Gustav Adolf Hugo Dahlstedt (8 February 1856, Linköping – 2 October 1934, Lidingö) was a Swedish botanist who worked at the Bergianska Trädgården and Naturhistoriska Riksmuseet in Stockholm. In 1907 he received his honorary doctorate.

Dahlstedt specialized in research of the plant genera Taraxacum and Hieracium, of which he circumscribed many species. The botanical genus Dahlstedtia from the subfamily Faboideae is named in his honor, as are taxa with the specific taxa of dahlstedtii, an example being Taraxacum dahlstedtii, a plant sometimes referred to as "Dahlstedt's dandelion". Dahlstedt edited several exsiccata series focussed on Hieracium and Taraxacum specimens, namely Hieracia exsiccata (1889-1891), Herbarium Hieraciorum Scandinaviae distributed from 1892 until 1911 and Taraxaca Scandinavica exsiccata.

== Selected works ==
- "Bidrag Till Sydöstra Sveriges ... Hieracium-flora", etc., (1890).
- "Adnotationes de Hieraciis Scandinavicis, Anteckningar till kännedomen om Skandinaviens Hieracium-flora. I. Af Hugo Dahlstedt", (1893).
- "Studien über süd- und central-amerikanische Peperomien", (1900); Studies on South and Central American Peperomia.

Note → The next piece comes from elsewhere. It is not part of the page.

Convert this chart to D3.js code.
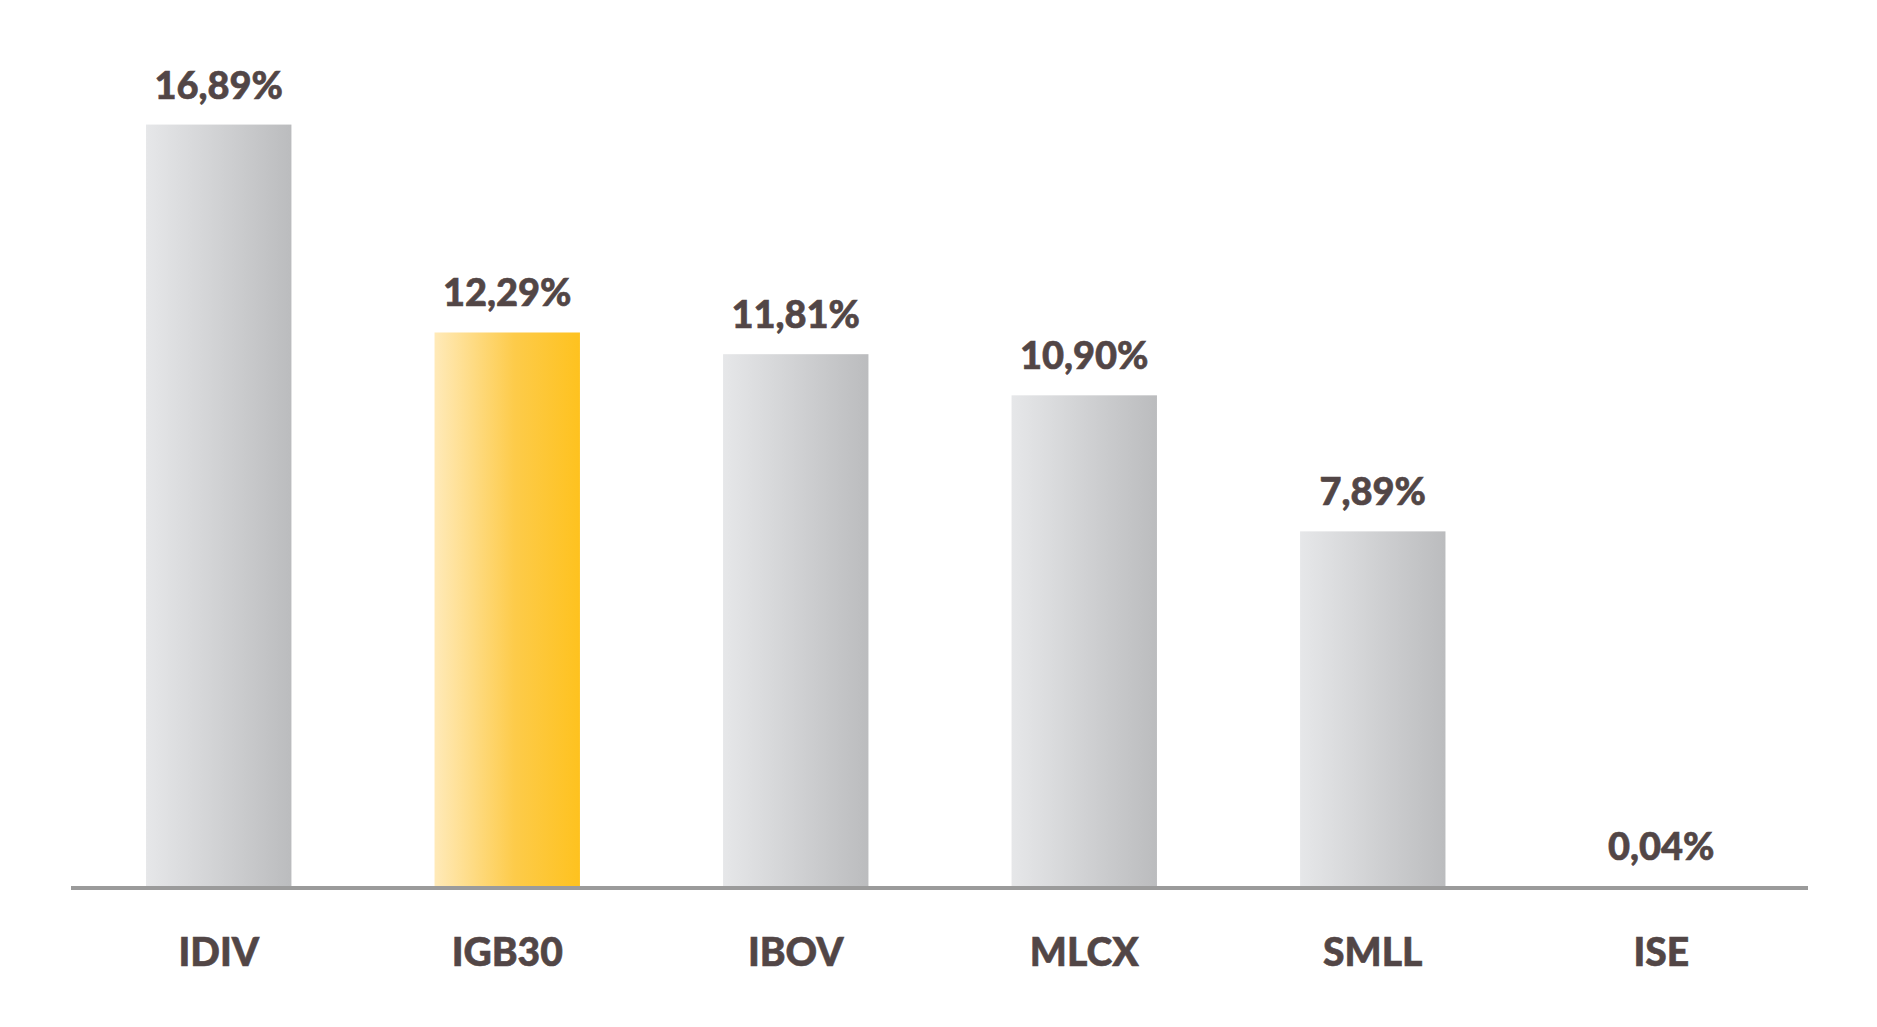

- "Beiträge zur Kenntnis der Hieracium-Flora", (1901); Contributions to the knowledge of Hieracium.
- "De Svenska Arterna Av Släktet Taraxacum: Erythrosperma. Obliqua. I.. II." (1921).
- "De Svenska Arterna Av Släktet Taraxacum. III. Dissimilia. IV. Palustria. V. Ceratophora. VI. Arctica. VII. Glabra", etc. (1928).
- "Ueber einige orientalische Taraxacum-Arten", (1929); On some Oriental Taraxacum species.